We need to get this out of the way before we continue: I am a MASSIVE Thin Lizzy fan boy. I firmly believe that between 1975 and 1983, that band wrote some of the most skillful, soulful music you will find in the Hard Rock genre. So I was excited to hear what Black Star Riders, the new band featuring members of the recent, touring incarnation of Thin Lizzy, had brought to the table. Excited, but also aware that something key would be missing without the legendary Phil Lynott’s writing, vocals, and bass playing. I firmly believe that there was a magic in Thin Lizzy that, without Lynott, can never be re-captured.To the band’s credit, All Hell Breaks Loose is a great album all on its own.
It’s a remarkable thing to hear when a band strikes a balance between serving the past and creating something new. The album has an almost Celtic folk quality to it, with structures that are upbeat and at points even danceable. Lizzy had dabbled in folky structures (See: “Whiskey in the Jar”, “Freedom Song”, “Southbound” etc.) but it was never an upfront, integral part of their sound (at least to the extent that psychaedelia and straight up rock were). It’s an interesting change of pace from the later, heavier Thin Lizzy works. This is likely the influence of Scottish frontman Ricky Warwick, whose solo efforts outside of his most famous act, The Almighty, are largely acoustic and folk-influenced.
Speaking of Lizzy’s later works, heaviness was a weak point of this release. Maybe it’s just me pining for the days of old, but that heaviness in the Thin Lizzy sound was a natural, cosmic evolution for the band. While remaining firmly rooted in rock, they had flirted with heavy metal quite frequently since 1975’s Fighting LP. Those metallic tinges and influences were something I always found to be much more important to the band’s sound than the folk influences. It could just be the rivethead in me talking, but if the compositions on All Hell Breaks Loose had been just a little heavier, this could very well have been THE album of 2013.

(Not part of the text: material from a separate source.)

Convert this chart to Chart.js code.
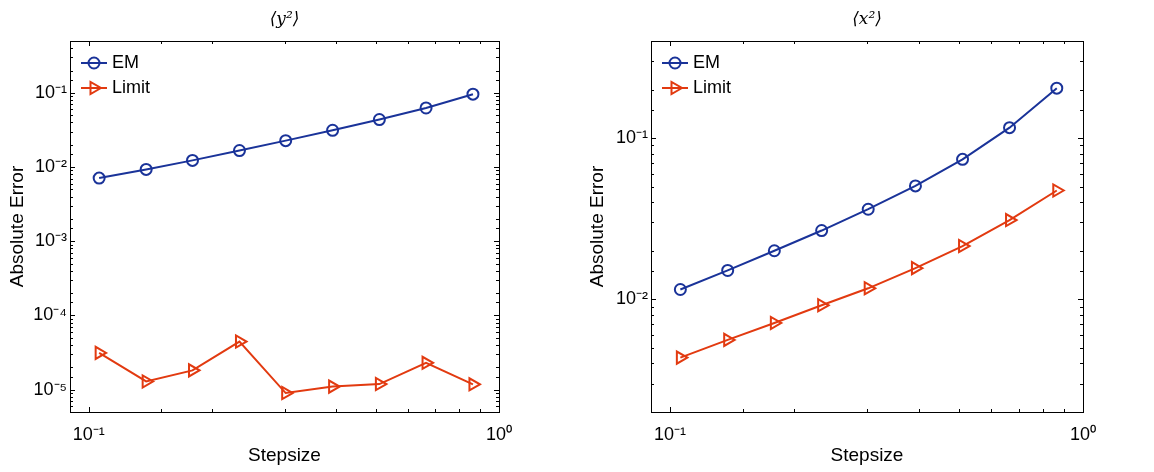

Lack of heaviness aside, this is still a hugely professional, well written, and masterfully recorded work. Scott Gorham and co-axeman Damon Johnson are on fire, with no single note sounding out of place on the entire record. Also of interest is skinsman Jimmy Degrasso, who puts in an all-together different kind of performance to his work in Suicidal Tendencies, Megadeth, and even Alice Cooper. The man is clearly an incredibly skilled, very versatile drummer who doesn’t get the credit he deserves.
This is an album that has its flaws. So what. Thin Lizzy had its flaws too. But they were part of a big, beautiful hard rock package and the flaws were just as important as everything else. So while this may not be Jailbreak, Black Rose, or Thunder and Lightning, it’s still a damn fine body of work. One that I’m sure will dominate my stereo for months to come.